Para espanto de todos, a investigação da Inspeção-Geral da Agricultura, do Mar, do Ambiente e do Ordenamento do Território (IGAMAOT), para além das várias ilegalidades que aponta ao processo, conclui que o terreno nunca tinha sido excluído da REN (Reserva Ecológica Nacional). Finalmente e mesmo após insistência na validade da licença, a CM de Matosinhos acabou por ter de embargar a obra após imposição da tutela.
Ficou como memória o esqueleto de betão armado no local onde foram destruídos dunas e ecossistemas, que lembra a vitória e a importância do movimento cidadão que se mobilizou em defesa do ambiente. Quando todos diziam que nada se podia fazer e que a obra tinha todas a licenças, o movimento não desistiu de afirmar a evidência do crime ambiental que estava a ser consumado.

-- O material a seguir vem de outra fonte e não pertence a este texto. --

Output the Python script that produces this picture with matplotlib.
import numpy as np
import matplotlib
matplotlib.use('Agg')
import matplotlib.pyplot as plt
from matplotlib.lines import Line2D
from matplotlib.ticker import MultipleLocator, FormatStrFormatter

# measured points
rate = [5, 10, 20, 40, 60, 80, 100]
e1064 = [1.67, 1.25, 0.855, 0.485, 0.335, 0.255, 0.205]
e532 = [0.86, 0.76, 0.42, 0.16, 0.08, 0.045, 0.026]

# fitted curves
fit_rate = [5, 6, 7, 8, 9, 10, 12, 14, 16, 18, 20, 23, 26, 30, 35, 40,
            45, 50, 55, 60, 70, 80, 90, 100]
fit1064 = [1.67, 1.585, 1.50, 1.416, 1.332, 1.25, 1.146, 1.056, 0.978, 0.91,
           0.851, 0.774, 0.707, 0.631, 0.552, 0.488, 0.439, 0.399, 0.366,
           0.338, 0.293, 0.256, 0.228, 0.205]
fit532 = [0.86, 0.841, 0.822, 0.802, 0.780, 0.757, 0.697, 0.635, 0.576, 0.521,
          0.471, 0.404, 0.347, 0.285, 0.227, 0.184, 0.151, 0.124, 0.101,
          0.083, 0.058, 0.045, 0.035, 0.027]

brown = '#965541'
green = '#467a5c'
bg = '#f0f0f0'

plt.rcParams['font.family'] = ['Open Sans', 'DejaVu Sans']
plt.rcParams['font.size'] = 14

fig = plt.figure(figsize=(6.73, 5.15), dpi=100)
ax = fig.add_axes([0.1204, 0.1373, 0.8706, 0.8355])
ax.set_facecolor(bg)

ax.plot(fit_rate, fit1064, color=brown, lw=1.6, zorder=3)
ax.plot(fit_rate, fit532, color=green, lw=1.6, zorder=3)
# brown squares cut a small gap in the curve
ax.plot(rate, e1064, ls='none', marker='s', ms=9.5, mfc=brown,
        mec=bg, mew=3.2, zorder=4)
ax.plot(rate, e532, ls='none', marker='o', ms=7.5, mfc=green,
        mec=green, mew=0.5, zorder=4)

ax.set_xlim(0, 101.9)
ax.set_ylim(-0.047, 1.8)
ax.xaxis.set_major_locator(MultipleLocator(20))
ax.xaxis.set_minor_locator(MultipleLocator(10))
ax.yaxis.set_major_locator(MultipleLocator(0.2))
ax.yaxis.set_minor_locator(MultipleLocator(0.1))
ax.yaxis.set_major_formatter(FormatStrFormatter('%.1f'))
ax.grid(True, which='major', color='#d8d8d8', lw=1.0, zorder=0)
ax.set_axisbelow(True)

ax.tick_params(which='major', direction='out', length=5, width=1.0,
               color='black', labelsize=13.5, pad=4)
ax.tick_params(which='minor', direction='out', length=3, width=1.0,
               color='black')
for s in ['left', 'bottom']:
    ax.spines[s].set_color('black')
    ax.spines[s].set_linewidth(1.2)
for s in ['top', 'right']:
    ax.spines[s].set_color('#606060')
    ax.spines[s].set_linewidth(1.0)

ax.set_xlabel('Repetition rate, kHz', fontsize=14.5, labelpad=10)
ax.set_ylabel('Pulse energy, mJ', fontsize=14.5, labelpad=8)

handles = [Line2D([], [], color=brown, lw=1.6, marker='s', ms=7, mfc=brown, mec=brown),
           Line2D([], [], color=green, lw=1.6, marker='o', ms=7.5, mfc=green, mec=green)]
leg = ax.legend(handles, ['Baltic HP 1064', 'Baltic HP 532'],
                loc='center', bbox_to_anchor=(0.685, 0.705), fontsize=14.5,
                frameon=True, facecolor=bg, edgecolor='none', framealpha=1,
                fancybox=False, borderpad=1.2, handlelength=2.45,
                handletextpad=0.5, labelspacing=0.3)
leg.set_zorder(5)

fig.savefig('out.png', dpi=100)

Manifestações, colocação de faixas, artigos de opinião, queixa ao ministério público, contacto com imprensa e outras formas mais criativas, colocaram, durante o período de tempo que decorreu até ao embargo, o assunto na ordem do dia. E a prova de que mesmo com todas as salvaguardas e sendo território incluído na REN, a incúria dos que deviam trabalhar para a salvaguarda do território, na aplicação dos regulamentos e leis, teve que ser vigiada pelos cidadãos porque as pequenas falhas administrativas resultam em grandes atentados ambientais.
Ainda resta saber para quando a retirada do todo o material que lá está e como se vai fazer a mitigação dos estragos entretanto produzidos. Com certeza que essa vai ter que ser outra luta cidadã.
O capitalismo predatório coloca sempre a proteção ambiental em segundo plano tentando contornar os obstáculos que se apresentem no caminho e que impeçam a concretização do seu objetivo de obter o máximo lucro, como foi o caso do Hotel da Praia da Memória cujo proprietário durante 14 anos tentou contornar a lei. Só uma sociedade em que todas/os se sintam parte do todo é que pode ser atuante e impedir os avanços dos predadores ambientais. Participação e ação constituem palavras-chave neste combate.
[1] Partidário, M. d. (1999). Introdução ao Ordenamento do Território. Universidade Aberta.